Last Updated: 2003-05-30 13:00:25 -0400 (Reuters Health)
LONDON (Reuters) - Doctors have an over-cosy relationship with pharmaceutical
companies that can adversely influence prescribing and affect research, a
leading medical publication said on Friday.
The British Medical Journal believes regular contacts between drug reps and
doctors can lead to unnecessary use of medicines while industry sponsorship of
research may result in biased results.
"Our central argument is that doctors, drug companies and most importantly
patients would all benefit from greater distance between doctors and drug
companies," said editor Richard Smith, who devoted this week's edition to the
issue.
There is a growing debate about conflicts of interest in relations between
physicians and the $400 billion-a-year global pharmaceutical industry.
Earlier this month, the World Medical Association, grouping of 80 national
medical associations, discussed a draft paper setting out new rules governing
doctors' dealings with companies.
"There is a feeling that it's all gone a bit far and it's time to try and
throw it into reverse," Smith told Reuters.
The drug industry rejects suggestions it is trying to unduly influence
doctors, arguing that open discussion between doctors and manufacturers is vital
if patients are to get the best treatment.
"It is important ... that regular dialogue is maintained to ensure that
patients, everywhere, benefit from the most appropriate treatment," said Trevor
Jones, director general of the Association of the British Pharmaceutical
Industry.
The latest issue of the BMJ, however, cited several areas of concern.
One study of 1,000 doctors across England, for example, showed that those who
saw drug industry representatives at least once a week were more likely to
prescribe new drugs when an old one would do just as well.

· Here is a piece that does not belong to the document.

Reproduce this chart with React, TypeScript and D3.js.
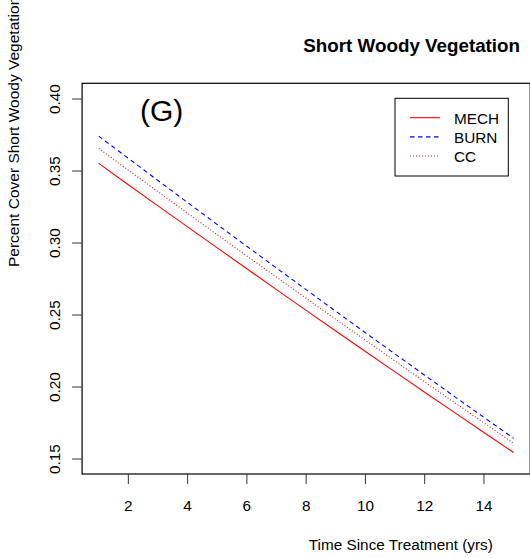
import React from "react";
import * as d3 from "d3";

const years = [1, 2, 3, 4, 5, 6, 7, 8, 9, 10, 11, 12, 13, 14, 15];
const mech = [0.3553, 0.3405, 0.3258, 0.3112, 0.2966, 0.2821, 0.2676, 0.2532, 0.2389, 0.2247, 0.2105, 0.1964, 0.1824, 0.1684, 0.1545];
const burn = [0.3742, 0.3588, 0.3434, 0.3281, 0.3128, 0.2977, 0.2826, 0.2676, 0.2526, 0.2377, 0.2229, 0.2082, 0.1935, 0.1789, 0.1644];
const cc = [0.3657, 0.3506, 0.3356, 0.3207, 0.3058, 0.291, 0.2763, 0.2616, 0.247, 0.2325, 0.218, 0.2036, 0.1893, 0.1751, 0.1609];
const xTicks = [2, 4, 6, 8, 10, 12, 14];
const yTicks = [0.15, 0.2, 0.25, 0.3, 0.35, 0.4];
const seriesNames = ["MECH", "BURN", "CC"];

const W = 530;
const H = 558;
const FONT = "'Liberation Sans', Arial, sans-serif";

export default function App() {
  const x = d3.scaleLinear().domain([1, 15]).range([98.7, 513.6]);
  const y = d3.scaleLinear().domain([0.15, 0.4]).range([459, 99]);
  const box = { left: x(0.44), right: x(15.56), top: 83.3, bottom: 474 };

  const series = [
    { name: seriesNames[0], values: mech, color: "#ff0000", dash: "none" },
    { name: seriesNames[1], values: burn, color: "#0000ff", dash: "4.5,3.5" },
    { name: seriesNames[2], values: cc, color: "#c02020", dash: "1,2" },
  ];

  const line = d3
    .line<number>()
    .x((_, i) => x(years[i]))
    .y((d) => y(d));

  const legend = { x0: 395, y0: 98.3, w: 113.3, h: 77.7 };
  const legendRows = [117.7, 136.9, 156];

  return (
    <svg
      width={W}
      height={H}
      style={{ position: "absolute", left: 0, top: 0, background: "#fff" }}
      fontFamily={FONT}
    >
      <rect x={0} y={0} width={W} height={H} fill="#fff" />
      {/* title */}
      <text x={411.7} y={52.3} textAnchor="middle" fontSize={18.8} fontWeight="bold" fill="#000">
        Short Woody Vegetation
      </text>
      {/* y axis title */}
      <text
        transform={`translate(18.5,267) rotate(-90)`}
        textAnchor="start"
        fontSize={15.5}
        fill="#000"
      >
        Percent Cover Short Woody Vegetation
      </text>
      {/* x axis title */}
      <text x={400.8} y={549.5} textAnchor="middle" fontSize={15.3} fill="#000">
        Time Since Treatment (yrs)
      </text>

      {/* lines */}
      {series.map((s) => (
        <path
          key={s.name}
          d={line(s.values) || ""}
          fill="none"
          stroke={s.color}
          strokeWidth={1.1}
          strokeDasharray={s.dash}
        />
      ))}

      {/* box */}
      <rect
        x={box.left}
        y={box.top}
        width={box.right - box.left}
        height={box.bottom - box.top}
        fill="none"
        stroke="#000"
        strokeWidth={1.2}
      />

      {/* x ticks */}
      {xTicks.map((t) => (
        <g key={"x" + t}>
          <line x1={x(t)} x2={x(t)} y1={box.bottom} y2={box.bottom + 10} stroke="#333" strokeWidth={1} />
          <text x={x(t)} y={511} textAnchor="middle" fontSize={15.3} fill="#000">
            {String(t)}
          </text>
        </g>
      ))}

      {/* y ticks */}
      {yTicks.map((t) => (
        <g key={"y" + t}>
          <line x1={box.left - 10} x2={box.left} y1={y(t)} y2={y(t)} stroke="#333" strokeWidth={1} />
          <text
            transform={`translate(60,${y(t)}) rotate(-90)`}
            textAnchor="middle"
            fontSize={15.3}
            fill="#000"
          >
            {d3.format(".2f")(t)}
          </text>
        </g>
      ))}

      {/* (G) label */}
      <text x={140} y={121} fontSize={30} fill="#000">
        (G)
      </text>

      {/* legend */}
      <rect
        x={legend.x0}
        y={legend.y0}
        width={legend.w}
        height={legend.h}
        fill="#fff"
        stroke="#000"
        strokeWidth={1}
      />
      {series.map((s, i) => (
        <g key={"lg" + s.name}>
          <line
            x1={410}
            x2={440}
            y1={legendRows[i]}
            y2={legendRows[i]}
            stroke={s.color}
            strokeWidth={1.1}
            strokeDasharray={s.dash}
          />
          <text x={454} y={legendRows[i] + 6} fontSize={15.3} fill="#000">
            {s.name}
          </text>
        </g>
      ))}
    </svg>
  );
}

Other research showed that clinical trials financed by drug firms were more
likely to have outcomes favouring the sponsor than studies with other backers.
Smith said doctors were being flooded with clinical data from
company-sponsored drug trials but there was a dearth of research comparing rival
products.
Such head-to-head studies could be hard for firms to swallow but were
invaluable for doctors -- like the discovery from a major U.S. investigation of
blood pressure medicines last year that older and cheaper diuretic pills worked
as well as and often better than newer and more costly drugs.